Economic wise, though, we are the second-largest economy in the world. But, on a per-capita basis, we are at less than $10,000 per person, whereas the per capita GDP in Sweden is over $ 50,000. I’m not exactly sure what it is of the US, but it says a lot about the gap between us and the US. And, from a military perspective; the US maintains troops in over a hundred countries, and has military bases in about 40 countries. Whereas China does not have such military bases abroad, and it is forbidden by our constitution. At such conditions; how do we challenge US dominance? 

And at the end of the day, the basic principle of our foreign policies is to broadly make friends and cooperate with countries around the world. It is not to interfere in their domestic affairs and not to seek dominance. And, we do not wage wars either. Then, how do you challenge US dominance? 

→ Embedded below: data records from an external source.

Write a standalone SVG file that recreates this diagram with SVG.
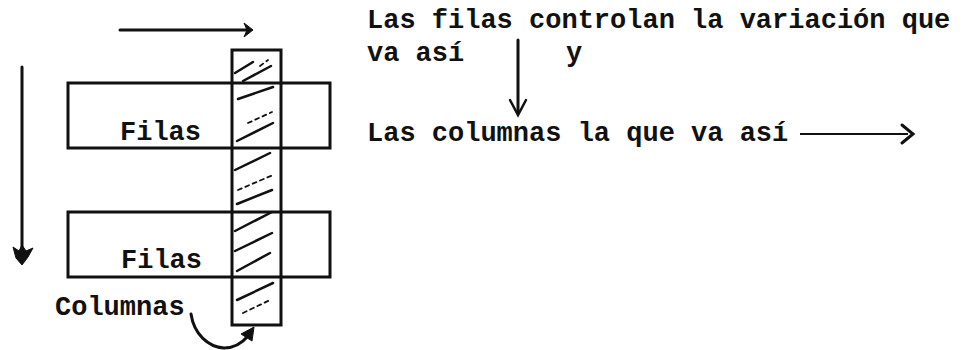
<svg xmlns="http://www.w3.org/2000/svg" width="970" height="350" viewBox="0 0 970 350">
<defs>
<style>
.t{font-family:"Liberation Mono","Courier New",monospace;font-size:27px;font-weight:bold;fill:#111}
.box{fill:none;stroke:#111;stroke-width:3}
.ln{fill:none;stroke:#111;stroke-width:3;stroke-linecap:round}
.h{stroke:#111;stroke-width:2.5;stroke-linecap:round}
.hd{stroke:#111;stroke-width:1.8;stroke-linecap:round;stroke-dasharray:4 4}
.head{fill:#111;stroke:#111;stroke-width:1;stroke-linejoin:round}
</style>
<clipPath id="colclip"><rect x="233" y="51" width="48" height="273"/></clipPath>
</defs>
<rect width="970" height="350" fill="#fff"/>

<g id="column">
<g clip-path="url(#colclip)">
<line class="h" x1="235" y1="73" x2="253" y2="62"/>
<line class="h" x1="243" y1="81" x2="271" y2="66"/>
<line class="hd" x1="260" y1="66" x2="268" y2="60"/>
<line class="h" x1="238" y1="99" x2="273" y2="87"/>
<line class="hd" x1="248" y1="123" x2="272" y2="112"/>
<line class="h" x1="237" y1="141" x2="273" y2="123"/>
<line class="h" x1="235" y1="170" x2="270" y2="153"/>
<line class="hd" x1="238" y1="190" x2="273" y2="175"/>
<line class="h" x1="237" y1="204" x2="272" y2="190"/>
<line class="h" x1="235" y1="231" x2="272" y2="212"/>
<line class="h" x1="235" y1="251" x2="272" y2="233"/>
<line class="h" x1="237" y1="271" x2="270" y2="253"/>
<line class="h" x1="237" y1="300" x2="273" y2="283"/>
<line class="hd" x1="243" y1="313" x2="270" y2="300"/>
</g>
<rect class="box" x="232" y="50" width="49" height="275"/>
</g>

<g id="row1">
<rect class="box" x="68" y="83" width="262" height="65"/>
<text class="t" x="120" y="140">Filas</text>
</g>

<g id="row2">
<rect class="box" x="68" y="212" width="262" height="65"/>
<text class="t" x="121" y="268">Filas</text>
</g>

<g id="columnas-label">
<text class="t" x="55" y="315">Columnas</text>
</g>

<g id="text-block">
<text class="t" x="367" y="28">Las filas controlan la variación que</text>
<text class="t" x="367" y="61">va así</text>
<text class="t" x="566" y="61">y</text>
<text class="t" x="367" y="141">Las columnas la que va así</text>
</g>

<g id="connectors">
<line class="ln" x1="120" y1="30" x2="248" y2="30"/>
<path class="head" d="M244,23 L253,30 L244,37 L247,30 Z"/>
<line class="ln" x1="22" y1="67" x2="22" y2="255"/>
<path class="head" d="M13,247 L19,251 L22,245 L26,251 L33,248 L28,257 L22,265 L16,258 Z"/>
<line class="ln" x1="518" y1="40" x2="518" y2="113"/>
<path class="ln" d="M510,100 L518,115 L526,100" style="stroke-width:2.5"/>
<line x1="800" y1="134" x2="908" y2="134" stroke="#111" stroke-width="2"/>
<path class="ln" d="M902,125 L913,134 L902,143" style="stroke-width:3"/>
<path class="ln" d="M191,314 C194,334 208,347 224,348 C236,348 243,342 248,336"/>
<path class="head" d="M241,334 L254,327 L252,341 Z"/>
</g>
</svg>
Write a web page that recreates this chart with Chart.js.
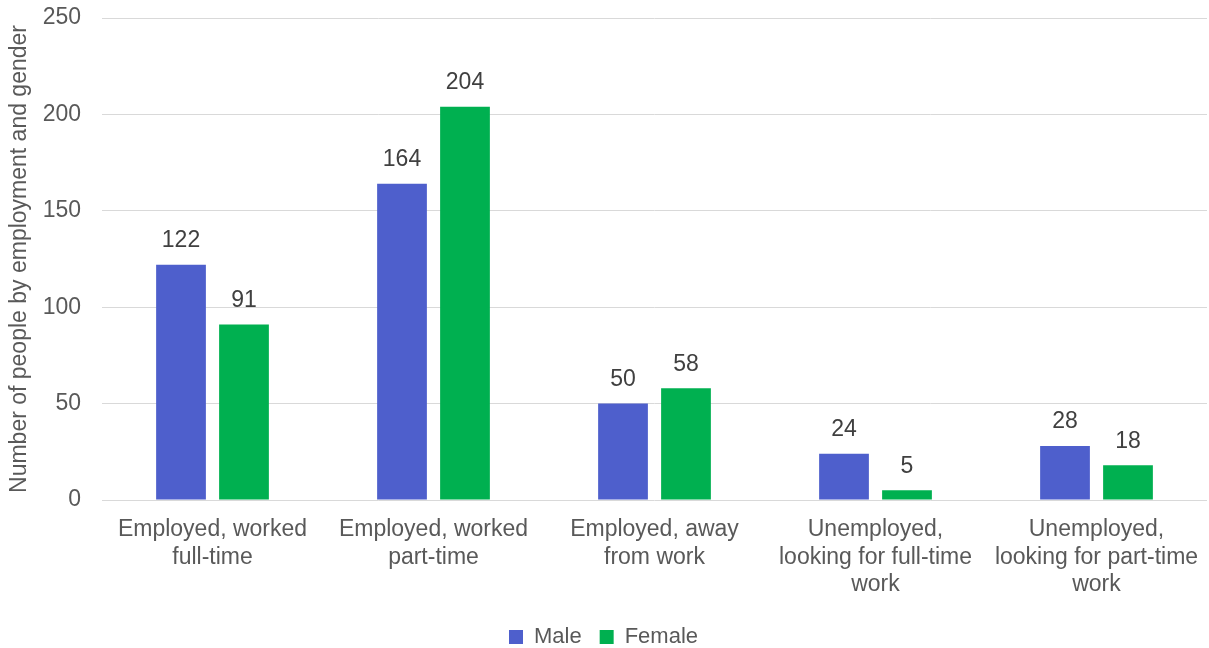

The US sometimes thinks too much, which is also a sign of insecurity by the US. The world is so big, the situation is so complex, there are so many countries in the world. The role of the world police is actually very consuming and demanding. The US is indeed very exhausted from interfering in so many affairs of countries around the world. And, the party and government of China have a different perspective. We want to manage our internal affairs well first.

 

UTBLICK. You mentioned that China has no military bases abroad; Yet, there are reports about a Chinese military base in Djibouti. How would you describe that?

 

Ambassador. Indeed, there is a station of our military in Djibouti, but that is to supply forces. The station is there because China is part of the counter-piracy efforts at the Horn of Africa around Somalia. The naval vessels need to be supplied and rotated according to their calendars. For our vessels to go to participate in this anti-piracy missions and to come back they need to be resupplied. So, it’s not a military base rather it’s a supply station.

 

The USA spends 3,2% of its GDP into military expenditures, compared to China’s 1,9%. Considering purchasing power parity that is 74% of the US’ budget.

 

Confucius Institutes, a Threat to NATO’s Security?

UTBLICK. Another question, coming back to Europe: NATO has, in a paper from last year, called Confucius Institutes a threat to national security interests. Around 2015, several countries have decided not to extend existing contracts and, last month, their director Mr Song was banned from entering the Schengen area. Have Confucius Institutes been an issue in your career, and is it an issue in Sweden today? 

 

Ambassador. The work of Confucius Institutes has nothing to do with diplomacy. It’s under the educational authorities in China. You know, why we have Confucius institutes is, in the first place, because China is growing and developing. More and more foreign friends want to come to work and study in China. As you may know, Mandarin is one of the hardest languages for foreigners to learn. For that fact, foreign friends hope China could send Chinese teachers to teach them Mandarin. That’s why we have Confucius institutes. It’s to help foreign friends to learn the language. Language is the carrier of culture. And of course, when they teach the Chinese language they will also introduce Chinese culture to the students. So, Confucius Institutes are about language education and cultural exchanges. I hope our friends will be more objective about Confucius Institutes.

 

UTBLICK. Thank you very much.

Ambassador. Thank you. We welcome you to continue to be interested in China!